Her early novels were big hits in the UK, but she became a global bestseller when she moved to Los Angeles and focused on cracking the American market.
Hollywood Wives became the breakout hit she was hoping for. However, Collins was shrewd enough to build on it. No matter what you think of her writing, many subsequent marquee authors have tried to emulate her approach to marketing, publicity, and branding—as best they can.

In fact,
Lady Boss inspires nostalgia for Collins’ salad days of the 1980s. Several of her colleagues in the film liken her to a female Harold Robbins, which is indeed apt. Both wrote Horatio Alger-esque stories, in which their protagonists (men in Robbins’ case, women for Collins) manage to claw their way to wealth and power through their sheer drive and sexual confidence. Unfortunately, there is no place for a successor to either in the current cultural climate, because of puritanical attitudes towards sex and a socialistic contempt for bootstrap-success stories.

Lady Boss
does a nice job of capturing the tenor of Collins’ personal relationships, especially the complicated love and sibling rivalry she shared with sister Joan. Clearly, Fairrie was blessed with access to a treasure trove of Collins’ home movies, as well as the candid participation of her three daughters and famous sister. We also hear a number of professional insights from her agent, publicist, and business manager, all of which Fairrie and editor Joe Carey cut together in a lively and sometimes ironically amusing manner.
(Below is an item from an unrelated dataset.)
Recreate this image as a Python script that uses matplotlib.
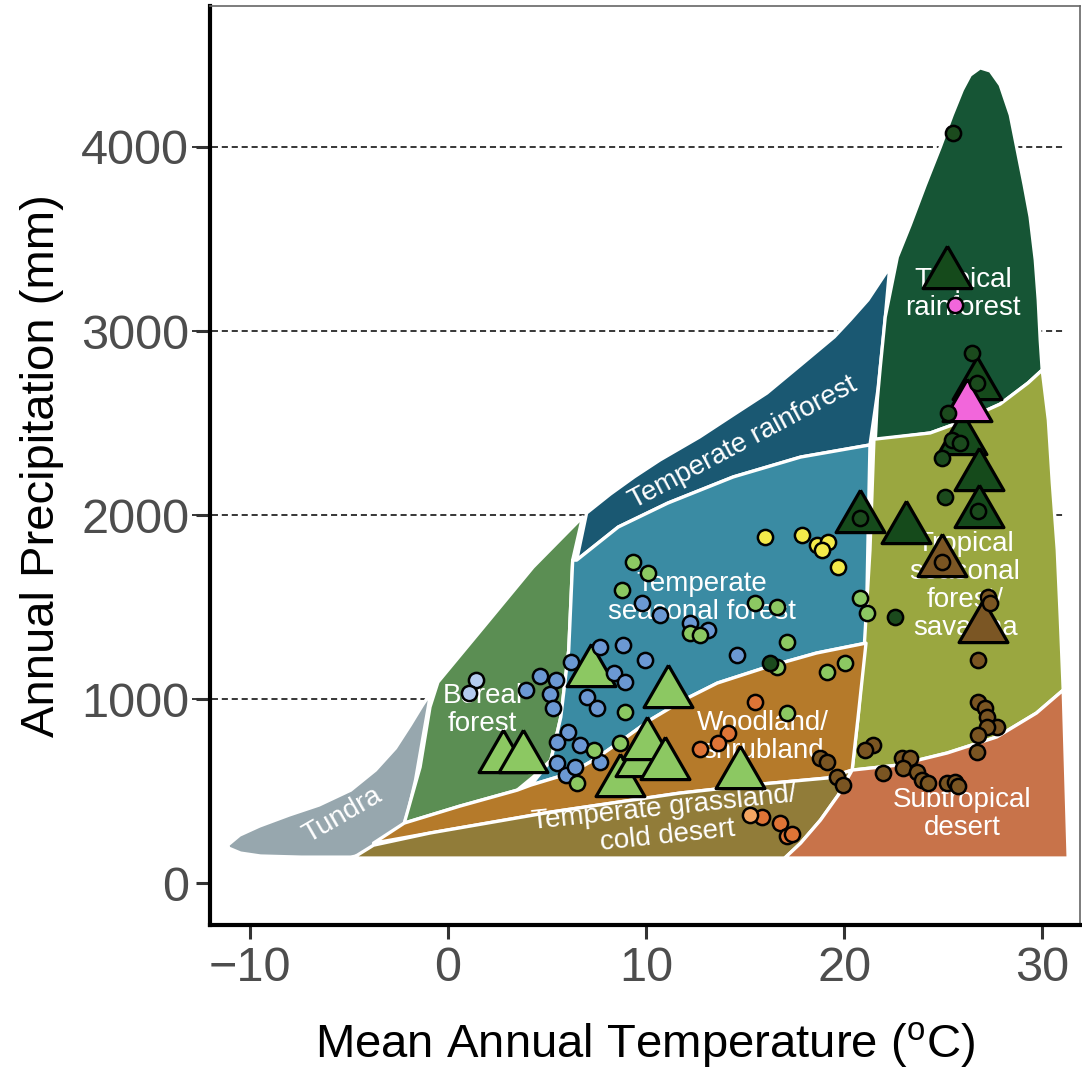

Yet, the film never sugarcoats the withering (and sometimes condescending) critical attention directed towards Collins. Initially, she was dismissed for her trashiness, but then she attacked for not conforming to an increasingly woke conception of feminism. Frankly, the hostile crowd she faces during a 1995 TV interview is pretty disgusting to watch.

Even if you have never read Collins and probably never will (like some of us here),
Lady Boss will lead to a lot of new found respect for the late novelist. She successfully reinvented herself and changed the publishing industry. The truth is, it is always profitable to revisit the greatness of the 1980s. Recommended as intriguing pop culture history, Lady Boss is available as a Tribeca streaming option through June 23 and premieres Sunday (6/27) on CNN.